Written by M on Sunday, 01 October 2017 08:42.

Pentecost 17 A      Matthew 21:23-32

Preached by Martha Bayliss White, Our October First Sunday Guest, Synod Consultant to Immanuel

Grace to you and peace from the Lord, Our Father, Jesus Christ.

I’m happy to be here with you this morning, and want to provide this information by way of warning.  I’m not a preacher.  I  do work for the synod, but I am not a pastor or preacher, nor have I been trained in writing, or delivering sermons.  So perhaps we can just call this a message.

Jesus talks in this morning’s gospel about two brothers – neither of whom respond very graciously to their father’s request to get to work.   One grumbles “no way”, but rethinks that response later and heads to the vineyard to work.  The other says “sure thing” – with no apparent intention of following through on his response.  I’ve heard and seen similar responses from my two teenage kids.

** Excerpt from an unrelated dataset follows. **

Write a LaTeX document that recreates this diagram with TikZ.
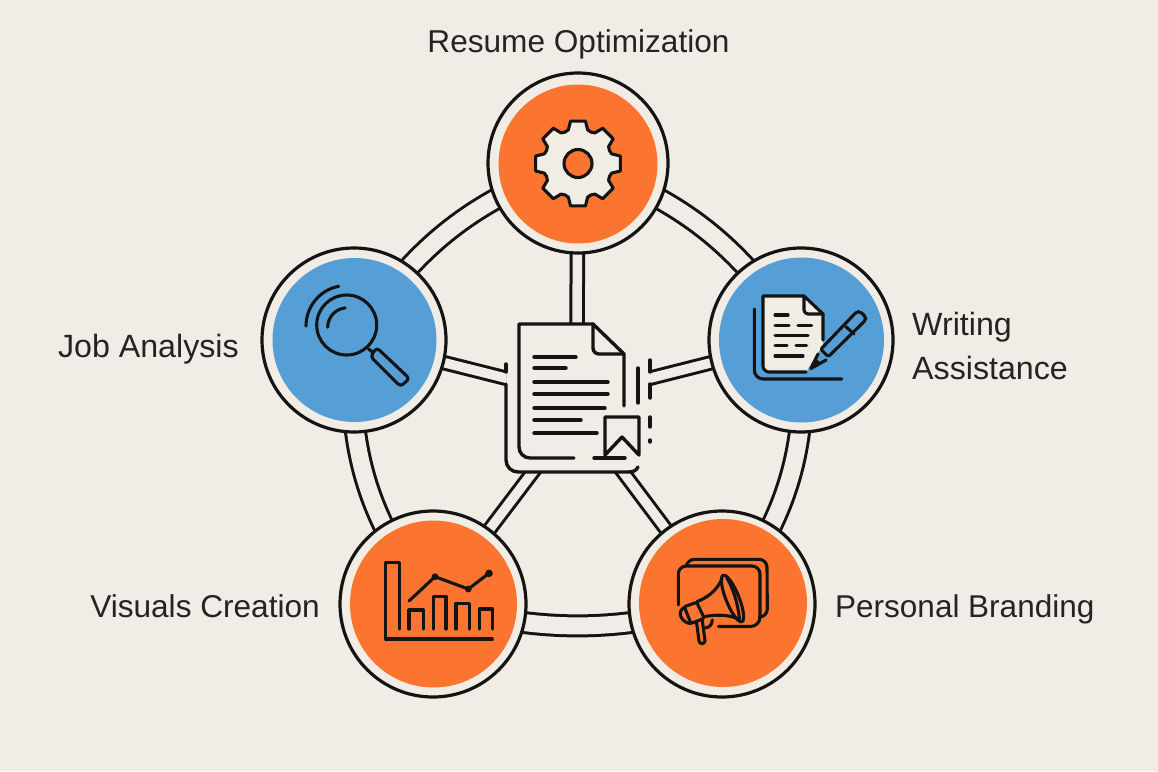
\documentclass[tikz,border=0pt]{standalone}
\usepackage{fontspec}
\setmainfont{Liberation Sans}
\definecolor{bgc}{HTML}{F2ECE6}
\definecolor{ringc}{HTML}{F1EDE5}
\definecolor{inkc}{HTML}{141414}
\definecolor{orangec}{HTML}{FB7430}
\definecolor{bluec}{HTML}{559FD6}
\definecolor{textc}{HTML}{242424}
\tikzset{
  ringlink/.style={line width=3pt,draw=inkc,double=bgc,double distance=17pt},
  spokelink/.style={line width=3pt,draw=inkc,double=bgc,double distance=9.5pt},
  disc/.style={circle,draw=inkc,line width=3.2pt,fill=ringc,inner sep=0pt,minimum size=#1},
  face/.style={circle,inner sep=0pt,minimum size=#1},
  icon/.style={draw=inkc,line width=3.1pt,line cap=round,line join=round},
  docline/.style={icon,line width=3.4pt},
  label/.style={font=\fontsize{31.6}{44}\selectfont,text=textc,inner sep=0pt}
}
\begin{document}
\begin{tikzpicture}[x=1pt,y=-1pt]
\path[use as bounding box,fill=bgc] (0,0) rectangle (1158,771);
% anchors
\coordinate (ctop) at (578,163);
\coordinate (cright) at (801,340);
\coordinate (clr) at (722,604);
\coordinate (cll) at (433,604);
\coordinate (cleft) at (354,340);
\coordinate (hubN) at (577,323);
\coordinate (hubW) at (521,382);
\coordinate (hubE) at (635,382);
\coordinate (hubSW) at (548,452);
\coordinate (hubSE) at (608,452);
% ring
\draw[ringlink] (ctop) to[bend left=19] (cright);
\draw[ringlink] (cright) to[bend left=21] (clr);
\draw[ringlink] (clr) to[bend left=15] (cll);
\draw[ringlink] (cll) to[bend left=21] (cleft);
\draw[ringlink] (cleft) to[bend left=19] (ctop);
% spokes
\draw[spokelink] (ctop) -- (hubN);
\begin{scope}
\clip (300,300) rectangle (506,420);
\draw[spokelink] (cleft) -- (hubW);
\end{scope}
\begin{scope}
\clip (650,300) rectangle (850,420);
\draw[spokelink] (cright) -- (hubE);
\end{scope}
\begin{scope}
\clip (400,472) rectangle (760,620);
\draw[spokelink] (cll) -- (hubSW);
\draw[spokelink] (clr) -- (hubSE);
\end{scope}
% discs
\node[disc=180pt] (top) at (ctop) {};
\node[disc=184pt] (right) at (cright) {};
\node[disc=186pt] (lr) at (clr) {};
\node[disc=186pt] (ll) at (cll) {};
\node[disc=184pt] (left) at (cleft) {};
\node[face=159pt,fill=orangec] (topf) at (578,164) {};
\node[face=165pt,fill=bluec] (rightf) at (801.5,340) {};
\node[face=168pt,fill=orangec] (lrf) at (723,603) {};
\node[face=167pt,fill=orangec] (llf) at (433.5,604) {};
\node[face=164pt,fill=bluec] (leftf) at (354.5,340) {};
% centre document
\draw[docline] (506,364)--(506,372);
\draw[docline] (506,384)--(506,460) arc[start angle=180,end angle=90,radius=12] -- (628,472) .. controls (633,472) and (636,471) .. (638,467);
\draw[docline] (650,360)--(650,372) (650,384)--(650,398) (650,417)--(650,427) (650,440)--(650,442);
\draw[docline] (574,458)--(530,458) arc[start angle=90,end angle=180,radius=11] -- (519,324) -- (593,324) -- (624,354) -- (624,406);
\draw[docline] (593,324)--(593,348) arc[start angle=180,end angle=90,radius=6] -- (624,354);
\draw[docline] (594,458)--(625,458);
\draw[docline] (534,357)--(576,357) (534,368)--(566,368) (534,382)--(608,382) (534,394)--(608,394) (534,408)--(605,408) (534,420)--(581,420) (534,433)--(597,433);
\draw[docline] (605,455)--(605,417)--(639,417)--(639,455)--(622,437)--cycle;
\draw[docline] (638,368)--(638,403);
% gear
\begin{scope}[shift={(578,163.5)}]
\draw[icon,fill=ringc]
 (-22.5:34)
 \foreach \a in {0,45,...,315} {
   -- ({\a-16}:35) -- ({\a-10}:43) -- ({\a+10}:43) -- ({\a+16}:35)
   -- ({\a+22.5}:34)
 } -- cycle;
\draw[icon,fill=orangec] (0,0) circle[radius=14];
\end{scope}
% magnifier
\draw[icon] (346.7,325) circle[radius=30];
\draw[icon] (306,326) arc[start angle=180,end angle=259,radius=40.5];
\draw[icon] (327.7,327.3) arc[start angle=180,end angle=264,radius=19.5];
\draw[icon] (368.5,349)--(373,352.5);
\draw[icon,rounded corners=3.5pt] (376.7,347.6)--(409.5,378.6)--(400.5,386.5)--(370.5,356.5)--cycle;
% document and pen
\draw[icon] (754.3,309)--(754.3,370) arc[start angle=180,end angle=90,radius=9] -- (841.7,379);
\fill[ringc] (763,296)--(804,296)--(823,314)--(823,345)--(815,357)--(806,372)--(763,372)--cycle;
\draw[icon] (806,372)--(769,372) arc[start angle=90,end angle=180,radius=6] -- (763,296)--(804,296)--(823,314)--(823,340);
\draw[icon] (804,296)--(804,310) arc[start angle=180,end angle=90,radius=4] -- (823,314);
\draw[icon] (775,315)--(788,315) (775,325.7)--(789,325.7) (798,325.7)--(811.7,325.7) (775,335.7)--(808,335.7) (775,345.7)--(787,345.7) (796,345.7)--(806.7,345.7) (775,356)--(803,356);
\draw[icon,fill=bluec,rounded corners=2pt] (820.7,349.3)--(856.7,311.7)--(860,311.5)--(865.7,317)--(865.7,320)--(828.3,356.7)--cycle;
\draw[icon] (845.7,326.5)--(854,334);
\draw[icon,fill=bluec] (818,354)--(811,368.5)--(826,360);
\fill[inkc] (815,358)--(810,369.5)--(821,363)--cycle;
% megaphone
\draw[icon] (678.3,605)--(678.3,574) arc[start angle=180,end angle=270,radius=8] -- (752,566) arc[start angle=270,end angle=360,radius=8] -- (760,617) arc[start angle=0,end angle=90,radius=9.5] -- (718.3,626.5);
\draw[icon] (686,566) .. controls (688,561) and (691,559.3) .. (695,559.3) -- (759,559.3) arc[start angle=270,end angle=360,radius=8] -- (767.3,609) arc[start angle=0,end angle=90,radius=8]--(760,617);
\draw[icon,rotate around={-68:(732.5,598.5)}] (732.5,598.5) ellipse[x radius=25,y radius=6.5];
\draw[icon] (727,578) .. controls (733,588) and (738,604) .. (739.5,619);
\draw[icon] (722,579) .. controls (716,592) and (706,598) .. (697,601.7);
\draw[icon] (737,618.5) .. controls (728,614.5) and (716,614.5) .. (705,616.5);
\draw[icon,fill=orangec,rounded corners=1.5pt] (684.3,606.7)--(696.7,602.3)--(704.3,618.3)--(691,623.5)--cycle;
\draw[icon] (685,607) .. controls (680,609) and (679.5,614) .. (681,617) .. controls (683,621) and (687,623.5) .. (691,623.5);
\draw[icon] (696.5,622) -- (699,641) .. controls (699.5,644.5) and (704.5,644.5) .. (705,641) -- (702.3,620.5);
\draw[icon] (712.3,620) .. controls (712,625) and (709,628) .. (704.5,628);
% chart
\draw[icon] (399.3,629)--(399.3,562.3)--(385.7,562.3)--(385.7,639)--(492.3,639);
\draw[icon] (409,629)--(409,610)--(423.3,610)--(423.3,629);
\draw[icon] (433.3,629)--(433.3,596.7)--(446,596.7)--(446,629);
\draw[icon] (456,629)--(456,603.3)--(469.3,603.3)--(469.3,629);
\draw[icon] (479.3,629)--(479.3,609)--(492.7,609)--(492.7,629);
\draw[icon] (409,601)--(435,576.7)--(468.3,589)--(489,573.3);
\fill[inkc] (435,576.7) circle[radius=3.4] (468.3,589) circle[radius=3.4] (489,573.3) circle[radius=3.8];
% labels
\node[label] (ltop) at (578.5,44) {Resume Optimization};
\node[label,anchor=east,font=\fontsize{32.2}{44}\selectfont] (lleft) at (239,349) {Job Analysis};
\node[label,anchor=west,align=left,font=\fontsize{32.2}{44}\selectfont] (lright) at (912,346) {Writing\\Assistance};
\node[label,anchor=east] (lll) at (320,606) {Visuals Creation};
\node[label,anchor=west,font=\fontsize{31.5}{44}\selectfont] (llr) at (835,609) {Personal Branding};
\end{tikzpicture}
\end{document}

Jesus then asks – who is the better son?  Their initial responses don’t match their intentions in either case.  Neither cheerful disobedience or grumpy compliance are ideal responses.

I remember hearing my mother say, “the road to Hell is paved with good intentions”, typically said in response to hearing one of her five daughters say, “I meant to do that...” I wasn’t sure where the phrase came from, and I’m pretty sure it’s not strict Lutheran theology, but it’s the first thing that popped into my head when I read the gospel lesson for today and thought about the intentions of those two characters.